A Portraiture of Quakerism, Volume 2 eBook

This eBook from the Gutenberg Project consists of approximately 284 pages of information about A Portraiture of Quakerism, Volume 2.

A Portraiture of Quakerism, Volume 2 eBook

This eBook from the Gutenberg Project consists of approximately 284 pages of information about A Portraiture of Quakerism, Volume 2.

Again—­“Though of ourselves, and without Christ, we can do nothing; yet with him we can do all things:  and then, he adds a little lower, why should any duties frighten us, or seem impossible to us?”

Having now stated it to be the belief of the Quakers, that the spirit of God acts as an inward redeemer to man, and that its powers are such that it may lead him to perfection in the way explained, it remains for me to observe, that it is their belief also, that this spirit has been given for these purposes, without any exception, to all of the human race:  or in the same manner as it was given as an universal teacher, so it has been given as an universal redeemer to man, and that it acts in this capacity, and fulfils its office to all those who attend to its inward strivings, and encourage its influence on their hearts.
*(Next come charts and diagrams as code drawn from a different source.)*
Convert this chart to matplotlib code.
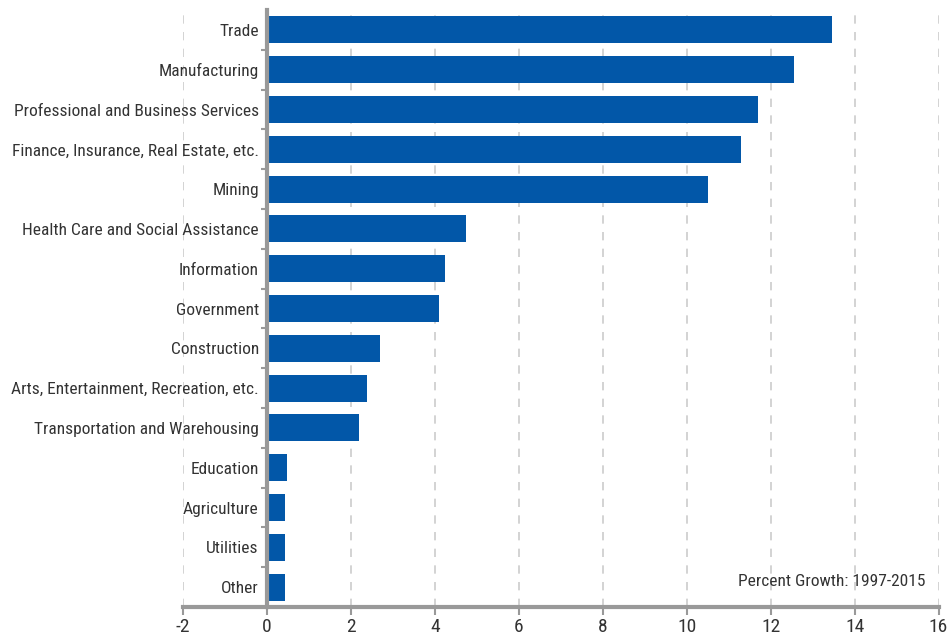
import matplotlib
matplotlib.use("Agg")
import matplotlib.pyplot as plt
from matplotlib.ticker import FixedLocator

plt.rcParams['font.family'] = ['Roboto Condensed', 'DejaVu Sans']

categories = [
    "Trade",
    "Manufacturing",
    "Professional and Business Services",
    "Finance, Insurance, Real Estate, etc.",
    "Mining",
    "Health Care and Social Assistance",
    "Information",
    "Government",
    "Construction",
    "Arts, Entertainment, Recreation, etc.",
    "Transportation and Warehousing",
    "Education",
    "Agriculture",
    "Utilities",
    "Other",
]
growth = [13.45, 12.55, 11.7, 11.3, 10.5, 4.75, 4.25, 4.1, 2.7, 2.38, 2.2, 0.48, 0.43, 0.43, 0.43]
x_ticks = [-2, 0, 2, 4, 6, 8, 10, 12, 14, 16]
note = "Percent Growth: 1997-2015"

bar_color = "#0257a8"
axis_gray = "#999999"
text_color = "#333333"

fig = plt.figure(figsize=(9.49, 6.36), dpi=100)
ax = fig.add_axes([0.193, 0.0456, 0.796, 0.9386])

pos = list(range(len(categories)))
ax.barh(pos, growth, height=0.68, color=bar_color, zorder=3)

ax.set_ylim(len(categories) - 0.5, -0.5)
ax.set_xlim(-2, 16)

ax.set_xticks(x_ticks)
ax.set_xticklabels([str(t) for t in x_ticks])
ax.set_yticks(pos)
ax.set_yticklabels(categories)
ax.yaxis.set_minor_locator(FixedLocator([p + 0.5 for p in pos[:-1]]))

ax.grid(axis="x", linestyle=(0, (5, 5)), color="#cccccc", linewidth=1.2, zorder=0)

for s in ["top", "right"]:
    ax.spines[s].set_visible(False)
ax.spines["left"].set_position(("data", 0))
ax.spines["left"].set_color(axis_gray)
ax.spines["left"].set_linewidth(3)
ax.spines["left"].set_zorder(4)
ax.spines["bottom"].set_color(axis_gray)
ax.spines["bottom"].set_linewidth(3)

ax.tick_params(axis="y", which="major", length=0, pad=6, labelsize=12.5, labelcolor=text_color)
ax.tick_params(axis="y", which="minor", length=4, width=1.5, color=axis_gray, direction="out")
ax.tick_params(axis="x", length=6, width=1.5, color=axis_gray, pad=2, labelsize=14, labelcolor=text_color)

ax.text(0.983, 0.042, note, transform=ax.transAxes, ha="right", va="center",
        fontsize=12.5, color=text_color)

plt.savefig("out.png", dpi=100)
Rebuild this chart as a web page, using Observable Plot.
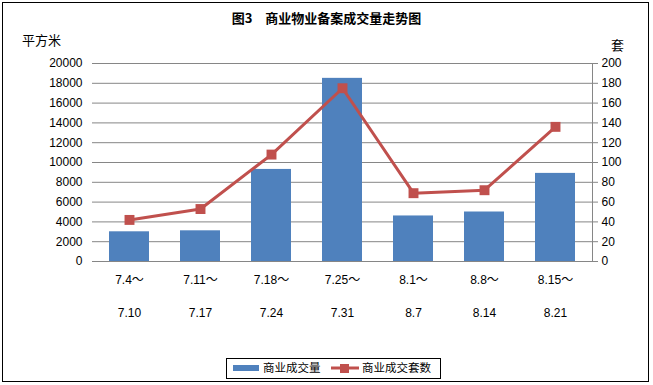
<!DOCTYPE html>
<html><head><meta charset="utf-8">
<script src="https://cdn.jsdelivr.net/npm/d3@7"></script>
<script src="https://cdn.jsdelivr.net/npm/@observablehq/plot@0.6"></script>
<style>
body{margin:0;background:#fff;}
#wrap{position:relative;width:653px;height:385px;overflow:hidden;font-family:"Noto Sans CJK SC",sans-serif;color:#000;}
#border{position:absolute;left:2px;top:2px;width:647px;height:380px;border:1px solid #000;box-sizing:border-box;pointer-events:none;}
#chart{position:absolute;left:0;top:0;}
.lbl{position:absolute;white-space:nowrap;line-height:1;}
#title{left:0;width:653px;text-align:center;top:11px;font-size:13px;font-weight:bold;}
#unitL{left:22px;top:33px;font-size:13px;}
#unitR{left:611px;top:38px;font-size:13px;}
#legend{position:absolute;left:226px;top:358px;width:215px;height:21px;border:1px solid #000;box-sizing:border-box;background:#fff;font-size:11.5px;}
#legend span{position:absolute;top:3px;line-height:1;}
</style></head>
<body>
<div id="wrap">
  <div id="chart"></div>
  <div class="lbl" id="title">图3　商业物业备案成交量走势图</div>
  <div class="lbl" id="unitL">平方米</div>
  <div class="lbl" id="unitR">套</div>
  <div id="legend">
    <svg width="213" height="19" style="position:absolute;left:0;top:0">
      <rect x="6" y="6" width="26" height="6" fill="#4F81BD"></rect>
      <line x1="104" y1="9" x2="132" y2="9" stroke="#C0504D" stroke-width="3"></line>
      <rect x="113" y="5" width="9" height="9" fill="#C0504D"></rect>
    </svg>
    <span style="left:36px">商业成交量</span>
    <span style="left:135px">商业成交套数</span>
  </div>
  <div id="border"></div>
</div>
<script>
const periods = ["7.4～7.10","7.11～7.17","7.18～7.24","7.25～7.31","8.1～8.7","8.8～8.14","8.15～8.21"];
const line1 = ["7.4～","7.11～","7.18～","7.25～","8.1～","8.8～","8.15～"];
const line2 = ["7.10","7.17","7.24","7.31","8.7","8.14","8.21"];
const area = [3000, 3100, 9300, 18500, 4600, 5000, 8900];   // 商业成交量 (平方米)
const sets = [42, 53, 108, 175, 69, 72, 136];              // 商业成交套数 (套)
const leftTicks = d3.range(0, 20001, 2000);
const ratio = 100; // right axis (套) 0–200 maps onto left 0–20000

const data = periods.map((p, i) => ({period: p, l1: line1[i], l2: line2[i], area: area[i], sets: sets[i]}));
const numFont = "'Liberation Sans','Noto Sans CJK SC',sans-serif";

const chart = Plot.plot({
  width: 653,
  height: 385,
  marginLeft: 92,
  marginRight: 61,
  marginTop: 63,
  marginBottom: 124,
  style: {fontFamily: numFont, fontSize: "12px", background: "transparent", color: "#000"},
  x: {domain: periods, paddingInner: 0.43, paddingOuter: 0.215, axis: null},
  y: {domain: [0, 20000], axis: null},
  marks: [
    Plot.ruleY(leftTicks, {stroke: "#868686", strokeWidth: 1}),
    Plot.frame({anchor: "right", stroke: "#868686"}),
    Plot.axisY(leftTicks, {anchor: "left", label: null, tickSize: 0, tickPadding: 10, tickFormat: d => String(d), fontSize: 12}),
    Plot.axisY(leftTicks, {anchor: "right", label: null, tickSize: 5, tickPadding: 4, stroke: "#868686", tickFormat: d => String(d / ratio), fontSize: 12}),
    Plot.barY(data, {x: "period", y: "area", fill: "#4F81BD"}),
    Plot.line(data, {x: "period", y: d => d.sets * ratio, stroke: "#C0504D", strokeWidth: 3}),
    Plot.dot(data, {x: "period", y: d => d.sets * ratio, symbol: "square", r: 5.6, fill: "#C0504D", stroke: "none"}),
    Plot.text(data, {x: "period", text: "l1", frameAnchor: "bottom", dy: 19, lineAnchor: "middle", fontSize: 12}),
    Plot.text(data, {x: "period", text: "l2", frameAnchor: "bottom", dy: 52, lineAnchor: "middle", fontSize: 12})
  ]
});
document.getElementById("chart").appendChild(chart);
</script>
</body></html>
That it was given to all for this purpose, they believe to be manifest from the Apostle Paul:[56] “for the grace of God, says he, which bringeth salvation, hath appeared unto all men.”  He says again,[57] that “the Gospel was preached unto every creature which is under Heaven.”  He defines the Gospel to be[58] “the power of God unto salvation to every one that believeth.”  He means therefore that this power of inward redemption was afforded to all.  For the outward Gospel had not been preached to all in the time of the apostle; nor has it been preached to all even at the present day.  But these passages are of universal import.  They imply no exception.  They comprehend every individual of the human race.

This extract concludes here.